Tiden married Charlotte Pither Bush in 1869 (d. 1905). He joined Clifton College as science master in 1872 and there began to investigate nitroso derivatives of terpenes, especially ±-pinene and limonene. In 1880 he was elected a fellow of the Royal Society and the first professor of chemistry at Mason College. In 1894 he succeeded T. E. Thorpe as professor of chemistry at the Royal College of Science of London. Tilden married his second wife, Julia Mary Ramie, in 1907. He was named emeritus professor of Imperial College, which was formed from the Royal College of Science, and created a knight in 1909. Although retirement ended his bench chemistry, he continued to write and publish books.

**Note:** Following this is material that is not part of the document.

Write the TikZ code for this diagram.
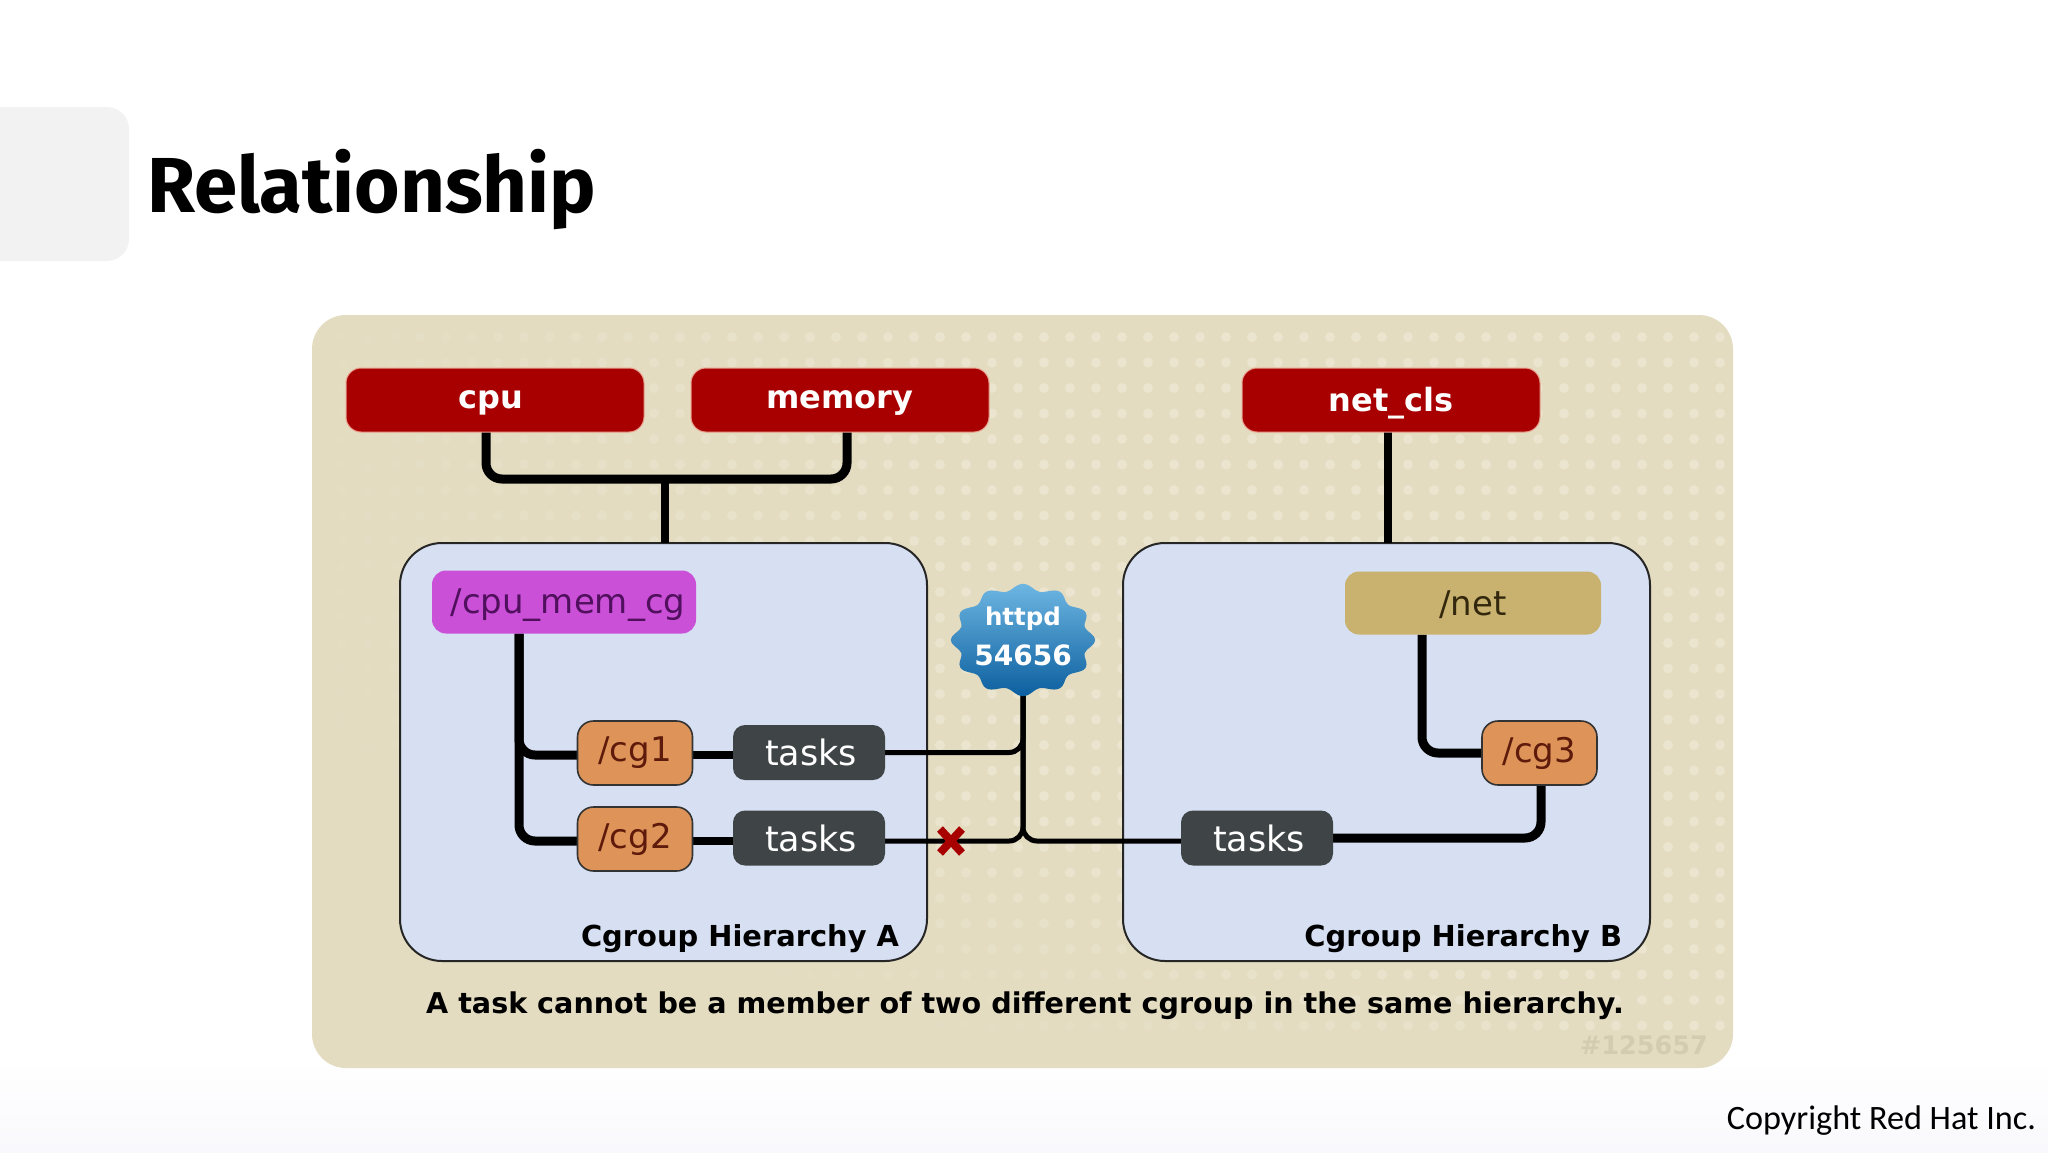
\documentclass[tikz,border=0pt]{standalone}
\usepackage{fontspec}
\setmainfont{DejaVu Sans}
\newfontfamily\titlefont{Fira Sans}
\newfontfamily\copyfont{Carlito}
\usetikzlibrary{calc}
\pgfdeclarelayer{bglayer}
\pgfdeclarelayer{midlayer}
\pgfsetlayers{bglayer,midlayer,main}
\definecolor{panelc}{HTML}{E3DCC1}
\definecolor{dotc}{HTML}{EBE5CF}
\definecolor{hierc}{HTML}{D6E0F2}
\definecolor{redc}{HTML}{A80000}
\definecolor{redhalo}{HTML}{E9A08E}
\definecolor{purplec}{HTML}{CB50D8}
\definecolor{purpletext}{HTML}{50105E}
\definecolor{orangec}{HTML}{DE9459}
\definecolor{orangetext}{HTML}{5E1A0A}
\definecolor{taskc}{HTML}{3F4447}
\definecolor{netc}{HTML}{C9B26F}
\definecolor{nettext}{HTML}{33280E}
\definecolor{blueA}{HTML}{6DB6E2}
\definecolor{blueB}{HTML}{1C86C8}
\definecolor{blueC}{HTML}{0C5F9F}
\definecolor{footc}{HTML}{F9F8FC}
\definecolor{wmc}{HTML}{D3CCB0}
\newcommand{\dn}[2]{\raisebox{0pt}[\dimexpr\height+#1pt+#1pt\relax][\depth]{#2}}
\tikzset{
  box/.style={rectangle,inner sep=0pt,outer sep=0pt,align=center},
  redbox/.style={box,fill=redc,draw=redhalo,line width=1pt,rounded corners=15pt,minimum width=298pt,minimum height=64pt,text=white,font=\fontsize{32}{38}\selectfont\bfseries},
  hier/.style={box,fill=hierc,draw=black!85,line width=2pt,rounded corners=42pt,minimum width=527pt,minimum height=418pt},
  grp/.style={box,rounded corners=14pt,minimum height=63pt,font=\fontsize{34}{40}\selectfont},
  cgbox/.style={box,fill=orangec,draw=black!80,line width=1.6pt,rounded corners=16pt,minimum width=115pt,minimum height=64pt,text=orangetext,font=\fontsize{34}{40}\selectfont},
  taskbox/.style={box,fill=taskc,rounded corners=12pt,minimum width=152pt,minimum height=55pt,text=white,font=\fontsize{35}{40}\selectfont},
  hiertext/.style={box,anchor=base east,text=black,font=\fontsize{28.9}{36}\selectfont\bfseries},
  thickline/.style={draw=black,line width=9pt,rounded corners=16pt},
  straightline/.style={draw=black,line width=8.5pt},
  thinline/.style={draw=black,line width=5pt,rounded corners=14pt},
  cross/.style={draw=redc,line width=8pt},
}
\begin{document}
\begin{tikzpicture}[x=1pt,y=-1pt]
\useasboundingbox (0,0) rectangle (2048,1152);
\begin{pgfonlayer}{bglayer}
  \shade[top color=white,bottom color=footc,draw=none] (0,1060) rectangle (2048,1152);
  \fill[black!5] (-30,107) [rounded corners=22pt] rectangle (129,261);
  \node[box,fill=panelc,rounded corners=34pt,minimum width=1421pt,minimum height=753pt] (panel) at (1022.5,691.5) {};
  \foreach \i in {0,...,53}{\foreach \j in {0,...,27}{
    \pgfmathsetmacro{\px}{342+26*\i}
    \pgfmathsetmacro{\py}{337+25.5*\j}
    \pgfmathsetmacro{\op}{max(0,min(1,(\px-250)/700))*max(0,min(1,(1040-\py)/250+(\px-900)/800))}
    \fill[dotc,opacity=\op] (\px,\py) circle (5pt);
  }}
  \node[hier] (ha) at (663.5,752) {};
  \node[hier] (hb) at (1386.5,752) {};
\end{pgfonlayer}

\node[box,anchor=base west,font=\fontsize{78}{90}\selectfont\titlefont\bfseries] (title) at (147,212) {Relationship};
\node[box,anchor=base east,font=\fontsize{34.2}{40}\selectfont\copyfont] (copyr) at (2036,1129) {Copyright Red Hat Inc.};

\node[redbox] (cpu) at (495,400) {\hspace*{-8pt}\dn{3}{cpu}};
\node[redbox] (memory) at (840,400) {\dn{3}{memory}};
\node[redbox] (netcls) at (1391,400) {\dn{3}{net\_cls}};

\node[grp,fill=purplec,text=purpletext,minimum width=264pt] (root) at (564,602) {\hspace*{8pt}\dn{3}{/cpu\_mem\_cg}};
\node[grp,fill=netc,text=nettext,minimum width=256pt] (net) at (1473,603) {\dn{2}{/net}};
\node[cgbox] (cga) at (635,753) {/cg1};
\node[cgbox] (cgb) at (635,839) {/cg2};
\node[cgbox] (cgc) at (1539.5,753) {/cg3};
\node[taskbox] (ta) at (809,752.5) {\hspace*{4pt}tasks};
\node[taskbox] (tb) at (809,838) {\hspace*{4pt}tasks};
\node[taskbox] (tc) at (1257,838) {\hspace*{4pt}tasks};

\coordinate (join) at (665,479);
\coordinate (crossc) at (951,841);

% httpd badge
\shade[top color=blueA,middle color=blueB,bottom color=blueC,draw=none]
  plot[smooth cycle,samples=96,domain=0:356.25,variable=\t] ({1023+68*(1+0.06*cos(12*\t))*cos(\t)},{640+53*(1+0.06*cos(12*\t))*sin(\t)});
\node[box,circle,minimum size=10pt,text=white] (httpd) at (1023,640) {};
\node[box,text=white,font=\fontsize{24.5}{38}\selectfont\bfseries] (hl1) at (1023,619) {httpd};
\node[box,text=white,font=\fontsize{28}{38}\selectfont\bfseries] (hl2) at (1023,655) {54656};
\coordinate (hs) at (1023,692);

\node[hiertext] (la) at (899,946) {Cgroup Hierarchy A};
\node[hiertext] (lb) at (1622,946) {Cgroup Hierarchy B};
\node[box,font=\fontsize{28.6}{36}\selectfont\bfseries] (cap) at (1025,1006) {A task cannot be a member of two different cgroup in the same hierarchy.};
\node[box,text=wmc,font=\fontsize{25.5}{30}\selectfont\bfseries] (wm) at (1644,1045) {\#125657};

\begin{pgfonlayer}{midlayer}
  \draw[thickline] ([xshift=-9pt]cpu.south) |- (join);
  \draw[thickline] ([xshift=7pt]memory.south) |- (join);
  \draw[straightline] (join) -- (join |- ha.north);
  \draw[straightline] ([xshift=-3pt]netcls.south) -- ([xshift=-3pt]netcls.south |- hb.north);
  \draw[thickline] ([xshift=-45pt]root.south) |- ([yshift=-2pt]cga.west);
  \draw[thickline] ([xshift=-45pt]root.south) |- ([yshift=-2pt]cgb.west);
  \draw[straightline] ([yshift=-2pt]cga.east) -- ([yshift=-2pt]cga.east -| ta.west);
  \draw[straightline] ([yshift=-2pt]cgb.east) -- ([yshift=-2pt]cgb.east -| tb.west);
  \draw[thinline] (ta.east) -| (hs);
  \draw[thinline] ([yshift=-3pt]tb.east) -| (hs);
  \draw[thinline] (hs) |- ([yshift=-3pt]tc.west);
  \draw[thickline] ([xshift=-51pt]net.south) |- (cgc.west);
  \draw[thickline] ([xshift=1.5pt]cgc.south) |- (tc.east);
  \draw[cross] ($(crossc)+(-11,-12)$) -- ($(crossc)+(11,12)$);
  \draw[cross] ($(crossc)+(-11,12)$) -- ($(crossc)+(11,-12)$);
\end{pgfonlayer}
\end{tikzpicture}
\end{document}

Familiarity with aqua regia and nitrosyl chloride led Tilden to study hydrocarbon derivstives of NOCI, first with phenol, then with α-pinene and limonene. During this time the structures of the terpenes including pinene and limonene were subjects of controversy. The ease with which terpenes formed nitrosyl chlorides not only permitted characterization of these compounds but also provided ready intermediates for further reaction. Nitroso terpene derivatives, prepared from the nitrosyl chlorides by base hydrolysis, allowed Tilden to classify terpenes into a limited number of classes bringing some order to the previous chaos. His scheme divided terpenes into three types based on their nitroso derivatives: the turpentines, of which αpinene is the principal constituent, gave derivatives m.p. 126°C; citrenes, of which limonene is the most commonly occurring, gave derivatives m.p. 76°C; and sylvestrene, which was recognized as different from the other two. Once this division was made, the structure determination of a terpene in a particular class was quite rapid. The first class would be recognized later as containing bicyclic terpenes, and the second and third as monocyclic terpenes, each of a different structure. From his first work in 1877 with the nitroso derivatives Tilden continued throughout his career to study terpenes. One further investigation led him to study the thermal decomposition of terpenes in a red-hot iron tube. He obtained, as one of the many products in the decomposition, isoprene, which is now recognized as the building block not only of the C10 terpenes but also the C15 sesquiterpenes, the C20 diterpenes, and the C30 triterpenes. The sticky material he obtained from isoprene exposed to sunlight was a precursor of synthetic rubber, but Tilden never pursued its uses.

The problem of relating specific heat to atomic weight caught Tilden’s interest late in his career; he measured specific heat as a function of temperature for a number of metals and found that it was a marked function of temperature. His work demonstrated that specific heat was determined by uncertain physical forces and not the work required to separate the atoms of the substance.

Tilden served the Institute of Chemistry as president from 1891 to 1894, the Chemical Society as treasurer from 1899 to 1903 and as president from 1903 to 1905, and was awarded the Davy Medal in 1905.


I. Original Works. No collected volume of Tilden’s papers is extant. Most of his terpene papers were published in Journal of the Chemical Society (1865–1907) and papers on specific heat in Philosophical Transactions of the Royal Society.

Preparation of α-pinene nitrosyl chloride appeared in Journal of the Chemical Society,28 (1875), 514 ; and preparation of limonene nitrosyl chloride, ibid., 31 (1877), 554.

Tilden wrote several books; the most signal are A Short History of the Progress of Scientific Chemistry (London, 1899), The Elements (London, 1910), Chemical Discovery and Invention in the Twentieth Century (London, 1917), A Life of Sir William Ramsay (London, 1918), and Famous Chemists (London, 1912).

II. Secondary Literature. Two excellent biographical sketches are Journal of the Chemical Society (1927), 3190–3202; and Proceedings of the Royal Society, 117A , no. 778 (1928), i–v, with bibliography.